:: Data lines ::
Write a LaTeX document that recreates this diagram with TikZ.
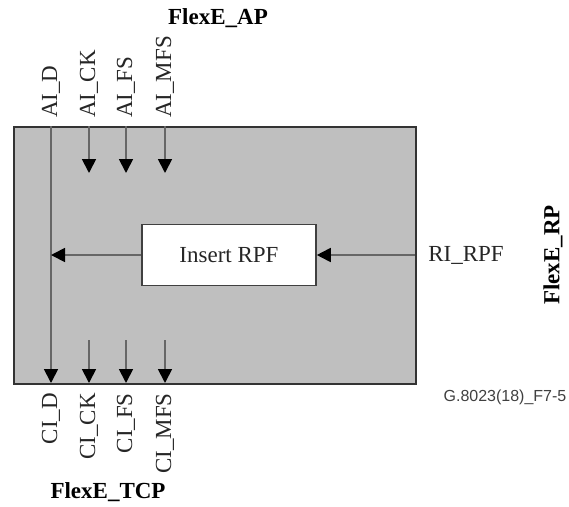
\documentclass[tikz,border=0pt]{standalone}
\usepackage{fontspec}
\setmainfont{Liberation Serif}
\setsansfont{Liberation Sans}
\usetikzlibrary{arrows.meta}
\begin{document}
\begin{tikzpicture}[x=1pt,y=-1pt,
  lbl/.style={font=\fontsize{23}{27}\selectfont, inner sep=0pt, text=black!85},
  blbl/.style={font=\fontsize{23}{27}\selectfont\bfseries, inner sep=0pt},
  sig/.style={draw=black!60, line width=1.8pt, -{Triangle[length=14pt,width=14pt,color=black]}},
  plain/.style={draw=black!60, line width=1.8pt}]
\useasboundingbox (0,0) rectangle (569,506);
% main block
\node[draw=black!80, line width=1.8pt, fill=black!25, minimum width=402pt, minimum height=257pt, inner sep=0pt, anchor=north west] (blk) at (13,126) {};
% insert box
\node[draw=black!75, line width=1.6pt, fill=white, minimum width=174pt, minimum height=61pt, inner sep=0pt, lbl] (ins) at (229,255) {Insert RPF};
% coordinates
\coordinate (dtop) at (51,126);
\coordinate (dbot) at (51,383);
\coordinate (dmid) at (51,255);
\coordinate (rin) at (415,255);
\foreach \n/\x in {ck/89, fs/126, mfs/165} {
  \coordinate (a\n) at (\x,126);
  \coordinate (a\n e) at (\x,173);
  \coordinate (c\n s) at (\x,340);
  \coordinate (c\n) at (\x,383);
}
% connectors
\draw[sig] (dtop) -- (dbot);
\draw[sig] (ins.west) -- (dmid);
\draw[sig] (rin) -- (ins.east);
\foreach \n in {ck, fs, mfs} {
  \draw[sig] (a\n) -- (a\n e);
  \draw[sig] (c\n s) -- (c\n);
}
% labels top
\node[lbl, rotate=90, anchor=west] (lad) at (51,118) {AI\_D};
\node[lbl, rotate=90, anchor=west] (lack) at (89,118) {AI\_CK};
\node[lbl, rotate=90, anchor=west] (lafs) at (126,118) {AI\_FS};
\node[lbl, rotate=90, anchor=west] (lamfs) at (165,118) {AI\_MFS};
% labels bottom
\node[lbl, rotate=90, anchor=east] (lcd) at (51,393) {CI\_D};
\node[lbl, rotate=90, anchor=east] (lcck) at (89,393) {CI\_CK};
\node[lbl, rotate=90, anchor=east] (lcfs) at (126,393) {CI\_FS};
\node[lbl, rotate=90, anchor=east] (lcmfs) at (165,393) {CI\_MFS};
% side labels
\node[lbl] (rirpf) at (466,255) {RI\_RPF};
\node[blbl, rotate=90] (rp) at (553,255) {FlexE\_RP};
\node[blbl] (ap) at (218,18) {FlexE\_AP};
\node[blbl] (tcp) at (108,492) {FlexE\_TCP};
\node[font=\sffamily\fontsize{16}{19}\selectfont, text=black!75, inner sep=0pt] (fig) at (505,397) {G.8023(18)\_F7-5};
\end{tikzpicture}
\end{document}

:: Stated goal ::
Exclude the images and reproduce the remaining data exactly.

:: Written answer ::
Write a LaTeX document that recreates this diagram with TikZ.
\documentclass[tikz,border=0pt]{standalone}
\usepackage{fontspec}
\setmainfont{Liberation Serif}
\setsansfont{Liberation Sans}
\usetikzlibrary{arrows.meta}
\begin{document}
\begin{tikzpicture}[x=1pt,y=-1pt,
  lbl/.style={font=\fontsize{23}{27}\selectfont, inner sep=0pt, text=black!85},
  blbl/.style={font=\fontsize{23}{27}\selectfont\bfseries, inner sep=0pt},
  sig/.style={draw=black!60, line width=1.8pt, -{Triangle[length=14pt,width=14pt,color=black]}},
  plain/.style={draw=black!60, line width=1.8pt}]
\useasboundingbox (0,0) rectangle (569,506);
% main block
\node[draw=black!80, line width=1.8pt, fill=black!25, minimum width=402pt, minimum height=257pt, inner sep=0pt, anchor=north west] (blk) at (13,126) {};
% insert box
\node[draw=black!75, line width=1.6pt, fill=white, minimum width=174pt, minimum height=61pt, inner sep=0pt, lbl] (ins) at (229,255) {Insert RPF};
% coordinates
\coordinate (dtop) at (51,126);
\coordinate (dbot) at (51,383);
\coordinate (dmid) at (51,255);
\coordinate (rin) at (415,255);
\foreach \n/\x in {ck/89, fs/126, mfs/165} {
  \coordinate (a\n) at (\x,126);
  \coordinate (a\n e) at (\x,173);
  \coordinate (c\n s) at (\x,340);
  \coordinate (c\n) at (\x,383);
}
% connectors
\draw[sig] (dtop) -- (dbot);
\draw[sig] (ins.west) -- (dmid);
\draw[sig] (rin) -- (ins.east);
\foreach \n in {ck, fs, mfs} {
  \draw[sig] (a\n) -- (a\n e);
  \draw[sig] (c\n s) -- (c\n);
}
% labels top
\node[lbl, rotate=90, anchor=west] (lad) at (51,118) {AI\_D};
\node[lbl, rotate=90, anchor=west] (lack) at (89,118) {AI\_CK};
\node[lbl, rotate=90, anchor=west] (lafs) at (126,118) {AI\_FS};
\node[lbl, rotate=90, anchor=west] (lamfs) at (165,118) {AI\_MFS};
% labels bottom
\node[lbl, rotate=90, anchor=east] (lcd) at (51,393) {CI\_D};
\node[lbl, rotate=90, anchor=east] (lcck) at (89,393) {CI\_CK};
\node[lbl, rotate=90, anchor=east] (lcfs) at (126,393) {CI\_FS};
\node[lbl, rotate=90, anchor=east] (lcmfs) at (165,393) {CI\_MFS};
% side labels
\node[lbl] (rirpf) at (466,255) {RI\_RPF};
\node[blbl, rotate=90] (rp) at (553,255) {FlexE\_RP};
\node[blbl] (ap) at (218,18) {FlexE\_AP};
\node[blbl] (tcp) at (108,492) {FlexE\_TCP};
\node[font=\sffamily\fontsize{16}{19}\selectfont, text=black!75, inner sep=0pt] (fig) at (505,397) {G.8023(18)\_F7-5};
\end{tikzpicture}
\end{document}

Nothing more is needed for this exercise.